Avec les socialistes, les Verts, les altermondialistes, les libéraux, les gaullistes..., on n'a certes pas de programme commun (Cf le billet de l'hérétique et mes commentaires).
Mais si déjà on était d'accord pour dire que l'ennemi politique numéro 1 est le cynisme - et sa famille : la peur, l'autocensure, l'obsession de la tactique, le découragement... - je suis d'accord pour travailler ensemble à refonder la politique.
J'ai failli applaudir au billet .. et puis je me suis ravisée en relisant quelques définitions sur le cynisme... Définitions qui peuvent être diverses, et qui, en fonction de celle que l'on choisit, modifie la compréhension de ton billet ... Alors quelle est ta définition du cynisme ?
Bonjour marie laure ! Excellente question sans doute, mais inattendue - il me semblait que la citation de Barack Obama définissait le assez bien - c'est en tout cas au "sens commun" du terme : en gros, considérer que la fin justifie les moyens, ou que l'ambition autorise le mensonge, ou que la finalité de la politique est la détention du pouvoir ? En fait, ce n'est pas loin de la "mauvaise foi" au sens de Sartre, si mes vagues souvenirs sont bons ?
... ou, réflexion faite, considérer que le monde est comme il est, qu'on n'y peut rien, qu'on peut simplement chercher à s'y faire une niche ?
Bonjour Frédéric,
A mon avis le cynique n'est ni plus ni moins un égoïste dépourvu de la moindre moralité.
Pas même un Narcisse qui peut avoir lui de la compassion pour autrui malgré tout, ni même un égotiste ou un égocentrique.
Le cynique pour moi est celui qui revendique tous les droits (pour lui-même seulement) et n'a jamais eu de devoirs envers quiconque.
Résultat dramatique d'un manque d'éducation.
C'est un enfant gâté... pourri par un manque de frustration. C'est souvent un mal-aimé de parents en adoration constante devant lui et qui de ce fait ne lui ont en définitive apporté aucune réelle affection !
C'est l'enfant roi devenu l'adulte de mauvaise foi que tu décris. Tous les moyens sont bons en effet.
Amicalement. Françoise un petit coucou à Marie-Laure
@FredericLN
Donc, c'est bien ça : j'applaudis !
Un objectif commun, c'est déjà un bon début pour un programme...
Bonsoir à vous....
"Faire de la politique autrement" devrait effectivement exclure toutes formes de cynisme.

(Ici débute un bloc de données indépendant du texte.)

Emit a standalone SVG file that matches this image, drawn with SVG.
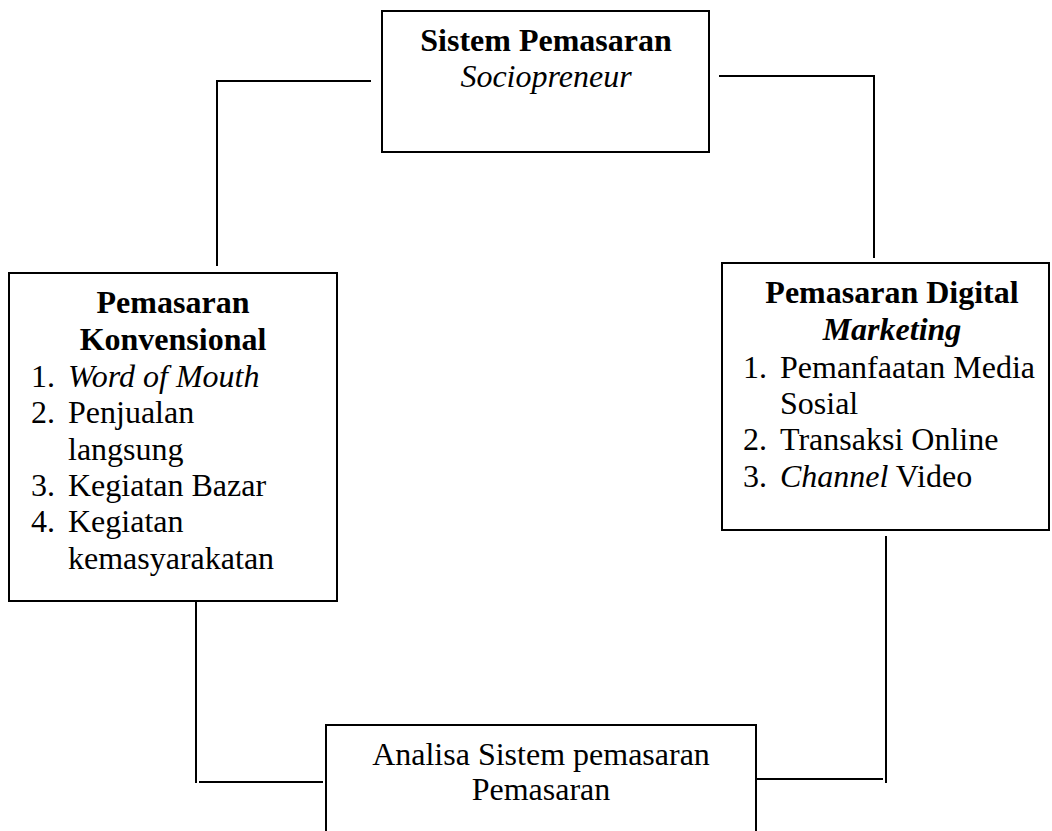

Le cynisme est peut etre juste la différence entre le militant convaincu et l'élu. Celle entre celui qui croit et celui qui le trompe et qui lui dit " je te l'avais bien dit.....
Tant que les pouvoirs seront synonymes de privilèges ,le cynique est celui qui ne dit pas ce qu'il va faire et qui fait ce qu'il n'a pas dit.
Le cynique méprise l'homme , on peut le contrarier en remettant la "personne " au centre du débat.
Paul
S'opposer au cynisme, c'est décider que la fin ne justifie pas toujours les moyens, je crois que c'est en effet la pierre angulaire de l'identité démocrate. Cela place la conscience au centre du débat politique et l'être humain comme horizon.
Je ferai bientôt une note sur l'articulation "démocrate, social, écolo", car elle a des racines là où tu ne les cherches pas. Mais je dois faire d'abord une note sur la fonction des partis politiques et c'est long d'y réfléchir.
@ tous merci (et Françoise Boulanger, joli portrait. En quoi peut-il se transposer à une société, pour mieux comprendre le cynisme collectif, partagé ?).
@ Hervé Torchet : avant d'approuver ton commentaire j'ai attendu avec impatience ce fameux billet ! Qui est peut-être paru entre temps mais m'a échappé. Je suis en tout cas bien d'accord pour trouver des racines communes à "démocrate, social, écolo", qui sont d'ailleurs dans un même parti aux Etats-Unis, et qui correspondent en France, pour ce que j'en vois, à une même famille de pensée - celle de la revue Esprit des années 60, grosso modo.